Data section →
□ □ □
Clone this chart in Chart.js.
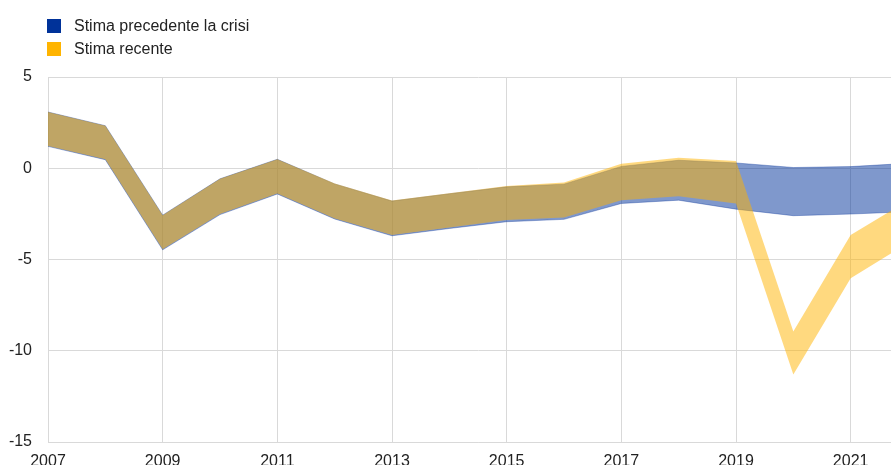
<!DOCTYPE html>
<html lang="it">
<head>
<meta charset="utf-8">
<title>Stima precedente la crisi / Stima recente</title>
<script src="https://cdn.jsdelivr.net/npm/chart.js@4"></script>
<style>
    html, body { margin: 0; padding: 0; background: #fff; overflow: hidden; }
    body { width: 891px; height: 465px; position: relative; font-family: "Liberation Sans", Arial, sans-serif; }
    #chart-wrap { position: absolute; left: 0; top: 0; width: 908px; height: 471px; }
    .legend { position: absolute; left: 47px; top: 14px; font-size: 16px; color: #222; }
    .legend-item { display: flex; align-items: center; height: 23px; }
    .legend-box { width: 14px; height: 14px; margin-right: 13px; }
</style>
</head>
<body>
<div id="chart-wrap"><canvas id="gap-chart" width="908" height="471"></canvas></div>
<div class="legend">
    <div class="legend-item"><span class="legend-box" style="background:#003299"></span>Stima precedente la crisi</div>
    <div class="legend-item"><span class="legend-box" style="background:#ffb400"></span>Stima recente</div>
</div>
<script>
// anni (asse x)
const years = [2007, 2008, 2009, 2010, 2011, 2012, 2013, 2014, 2015, 2016, 2017, 2018, 2019, 2020, 2021, 2022];

// stima precedente la crisi: limite superiore / inferiore
const bluHigh = [3.08, 2.33, -2.57, -0.58, 0.49, -0.86, -1.80, -1.40, -1.02, -0.87, 0.10, 0.44, 0.29, 0.04, 0.09, 0.27];
const bluLow  = [1.20, 0.47, -4.47, -2.54, -1.41, -2.78, -3.70, -3.30, -2.93, -2.80, -1.93, -1.75, -2.24, -2.60, -2.51, -2.38];

// stima recente: limite superiore / inferiore
const gialloHigh = [3.08, 2.33, -2.57, -0.58, 0.49, -0.84, -1.77, -1.37, -0.97, -0.78, 0.24, 0.58, 0.40, -8.95, -3.66, -1.77];
const gialloLow  = [1.22, 0.49, -4.44, -2.51, -1.38, -2.75, -3.66, -3.24, -2.84, -2.70, -1.75, -1.53, -1.93, -11.30, -6.03, -4.10];

// etichette asse x e tacche asse y
const xTicks = [2007, 2009, 2011, 2013, 2015, 2017, 2019, 2021];
const yTicks = [-15, -10, -5, 0, 5];

const gridColor = '#d9d9d9';
const tickFont = { family: '"Liberation Sans", Arial, sans-serif', size: 16 };

function toPoints(values) {
    return years.map((y, i) => ({ x: y, y: values[i] }));
}

// i dataset con indice più basso vengono disegnati sopra: giallo prima, blu dopo
const datasets = [
    {
        label: 'Stima recente',
        data: toPoints(gialloHigh),
        borderWidth: 0,
        borderColor: 'rgba(255, 180, 0, 0)',
        backgroundColor: 'rgba(255, 180, 0, 0.5)',
        fill: '+1',
        pointRadius: 0
    },
    {
        label: 'Stima recente (min)',
        data: toPoints(gialloLow),
        borderWidth: 0,
        borderColor: 'rgba(255, 180, 0, 0)',
        fill: false,
        pointRadius: 0
    },
    {
        label: 'Stima precedente la crisi',
        data: toPoints(bluHigh),
        borderWidth: 1,
        borderColor: 'rgba(0, 50, 153, 0.35)',
        backgroundColor: 'rgba(0, 50, 153, 0.5)',
        fill: '+1',
        pointRadius: 0
    },
    {
        label: 'Stima precedente la crisi (min)',
        data: toPoints(bluLow),
        borderWidth: 1,
        borderColor: 'rgba(0, 50, 153, 0.35)',
        fill: false,
        pointRadius: 0
    }
];

const ctx = document.getElementById('gap-chart').getContext('2d');

new Chart(ctx, {
    type: 'line',
    data: { datasets: datasets },
    options: {
        responsive: false,
        animation: false,
        devicePixelRatio: 1,
        layout: { padding: { top: 77, left: 0, right: 0, bottom: 0 } },
        elements: { line: { tension: 0 } },
        plugins: {
            legend: { display: false },
            tooltip: { enabled: false },
            filler: { propagate: false }
        },
        scales: {
            x: {
                type: 'linear',
                min: years[0],
                max: years[years.length - 1],
                afterBuildTicks: (scale) => { scale.ticks = xTicks.map(v => ({ value: v })); },
                afterFit: (scale) => { scale.height = 29; },
                grid: { color: gridColor, lineWidth: 1, drawTicks: false },
                border: { color: gridColor },
                ticks: {
                    padding: 10,
                    color: '#222',
                    font: tickFont,
                    callback: (v) => String(v),
                    maxRotation: 0,
                    autoSkip: false
                }
            },
            y: {
                min: yTicks[0],
                max: yTicks[yTicks.length - 1],
                afterFit: (scale) => { scale.width = 48; },
                afterBuildTicks: (scale) => { scale.ticks = yTicks.map(v => ({ value: v })); },
                grid: { color: gridColor, lineWidth: 1, drawTicks: false },
                border: { color: gridColor },
                ticks: {
                    padding: 16,
                    color: '#222',
                    font: tickFont
                }
            }
        }
    }
});
</script>
</body>
</html>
□ □ □
Written request →
Only the lines from the start of the material through the line containing "const yTicks = [-15, -10, -5, 0, 5];" should be transcribed. Pictures stay out.

Full output →
Clone this chart in Chart.js.
<!DOCTYPE html>
<html lang="it">
<head>
<meta charset="utf-8">
<title>Stima precedente la crisi / Stima recente</title>
<script src="https://cdn.jsdelivr.net/npm/chart.js@4"></script>
<style>
    html, body { margin: 0; padding: 0; background: #fff; overflow: hidden; }
    body { width: 891px; height: 465px; position: relative; font-family: "Liberation Sans", Arial, sans-serif; }
    #chart-wrap { position: absolute; left: 0; top: 0; width: 908px; height: 471px; }
    .legend { position: absolute; left: 47px; top: 14px; font-size: 16px; color: #222; }
    .legend-item { display: flex; align-items: center; height: 23px; }
    .legend-box { width: 14px; height: 14px; margin-right: 13px; }
</style>
</head>
<body>
<div id="chart-wrap"><canvas id="gap-chart" width="908" height="471"></canvas></div>
<div class="legend">
    <div class="legend-item"><span class="legend-box" style="background:#003299"></span>Stima precedente la crisi</div>
    <div class="legend-item"><span class="legend-box" style="background:#ffb400"></span>Stima recente</div>
</div>
<script>
// anni (asse x)
const years = [2007, 2008, 2009, 2010, 2011, 2012, 2013, 2014, 2015, 2016, 2017, 2018, 2019, 2020, 2021, 2022];

// stima precedente la crisi: limite superiore / inferiore
const bluHigh = [3.08, 2.33, -2.57, -0.58, 0.49, -0.86, -1.80, -1.40, -1.02, -0.87, 0.10, 0.44, 0.29, 0.04, 0.09, 0.27];
const bluLow  = [1.20, 0.47, -4.47, -2.54, -1.41, -2.78, -3.70, -3.30, -2.93, -2.80, -1.93, -1.75, -2.24, -2.60, -2.51, -2.38];

// stima recente: limite superiore / inferiore
const gialloHigh = [3.08, 2.33, -2.57, -0.58, 0.49, -0.84, -1.77, -1.37, -0.97, -0.78, 0.24, 0.58, 0.40, -8.95, -3.66, -1.77];
const gialloLow  = [1.22, 0.49, -4.44, -2.51, -1.38, -2.75, -3.66, -3.24, -2.84, -2.70, -1.75, -1.53, -1.93, -11.30, -6.03, -4.10];

// etichette asse x e tacche asse y
const xTicks = [2007, 2009, 2011, 2013, 2015, 2017, 2019, 2021];
const yTicks = [-15, -10, -5, 0, 5];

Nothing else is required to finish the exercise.